The Lowes of Deerfield have come full circle
Terry Lewis
ALBANY, Ga. — In 1969, then-Deerfield-Windsor School headmaster Graham Lowe asked his wife, Betty, if she would be interested in teaching middle school math and science at the nascent private school.
Betty said OK, but with one caveat.
“I told him we’d try to work together for a year, but we agreed if it didn’t work out that I’d go someplace else,” she recalled.
The arrangement worked well enough to last for more than four decades. Fittingly enough, the Lowes, who have been married for 60 years this August, will retire together at the end of the school year.
They have come full circle.
The long journey of Betty, 79, and Graham, 80, began in 1952 as students at North Georgia College in Dahlonega. Graham was smitten the first time he laid eyes on the comely lass from Albany.
“I was nervous about asking her out, so I asked a friend of mine from Albany if he would ask her out for me,” Graham said.
Betty told the friend, “If he wants to go on a date with me, he can ask me himself.”
Graham summoned up the courage, and the couple married four months later.
From 2 p.m. to 6 p.m. today, the Lowes’ children, Mike, Mary and Allen, will throw a retirement party for their parents at Merry Acres Restaurant. All of their friends are invited.

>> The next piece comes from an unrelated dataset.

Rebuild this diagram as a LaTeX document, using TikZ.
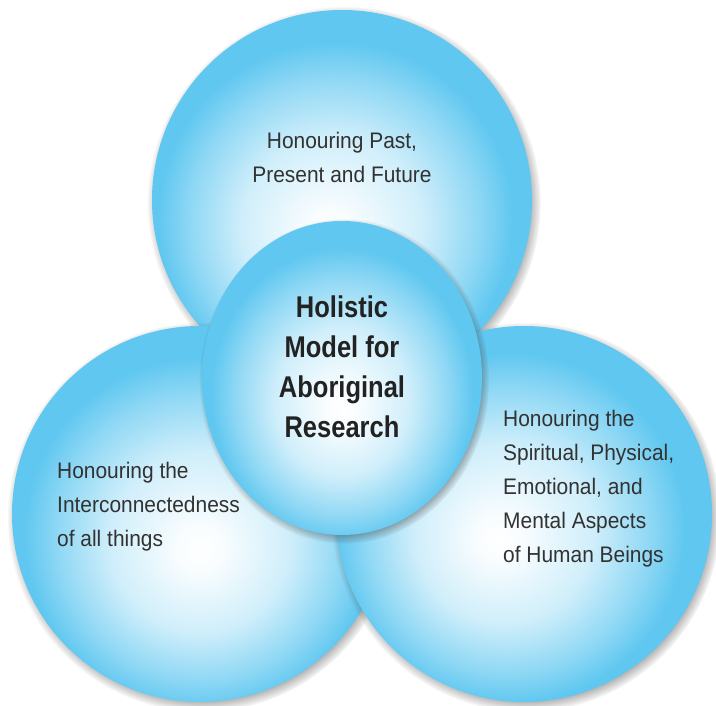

After a two-year hitch in the Army, Graham Lowe was hired as a coach at Albany Junior High in 1954. Three years later he became the head basketball coach and French teacher at Albany High.
In 1966, Lowe got a call from a friend, Spec Dozier, who was in the process of creating one of the first private schools in Southwest Georgia.
“Spec called me and said, ‘Graham, I am going to offer you a job that I wouldn’t take myself. We don’t even have a building yet, but we will,'” Lowe recalled.
The job was the first headmaster’s position at Deerfield-Windsor on Stuart Avenue. In 1970, he became the school’s first head football coach.
Graham and Betty moved to Camilla in 1977 when he became headmaster at Westwood School.
“I left because I found out I couldn’t send kids to college on a headmaster’s salary in Albany,” Lowe said of the move to Westwood. “I thought coaching was out of the picture for me when a year later the football coach told me he didn’t want to coach anymore, so I became the coach and did it for 17 more years.”
In the meantime, Lowe finally achieved a longtime goal — he learned to fly.
“In 1986, I had an aunt die and she left us $19,000,” Lowe recalled. “I said, ‘Betty, we’ll never see this much money again in our lives. Let’s spend it. I want flying lessons.'”
Betty agreed but with one condition — that she could also take lessons.
Months later Graham finally got his pilot’s license, but Betty did not.
“The instructor said she was a better pilot than I was,” Graham laughed. “But she never soloed because she didn’t want to fly alone.”
The Lowes later bought a Cessna 172, which came in handy for their next jobs at Calvary Baptist Day School in Savannah.
“The people at Westwood kept telling me how much they loved me, but, unfortunately, their affection was not reflected in my salary,” Lowe said. “A friend of mine in Savannah asked if I would be interested in the headmaster position at Calvary Day, and I took the job.”
The couple remained in Savannah for six years until “politics got involved,” and Albany beckoned once again. The couple returned home.
The Lowes weren’t out of work long, however, as Graham quickly became the headmaster at Southwest Georgia Academy in Damascus.
Finding a new home wasn’t easy.
“We needed a big place because I had to have some place where I could land the plane on the property,” Lowe said.
Graham Lowe remained at SGA until 2004 when “they told me they didn’t need me next year and I told them then they didn’t need me tomorrow, and I left.”
Former DWS headmaster W.T. Henry called Lowe and offered him a job as a French teacher and Betty a counselor’s position at the school.
It turned out to be the couple’s final stop.
“I never meant to work that long,” Betty said. “My goal was to quit after Allen graduated from college. But that’s not the way it worked.”
And what was the most valuable lesson she picked up along their journey?
“If you are the headmaster’s wife, you never go into the teacher’s lounge,” she said, laughing. “If you are a football coach’s wife, you never sit in the stands.”
What does Graham intend to do in retirement?
“I hope my wife will work out a schedule that lets me fly more,” he answered. “But I don’t think that will be a problem because she loves to fly.”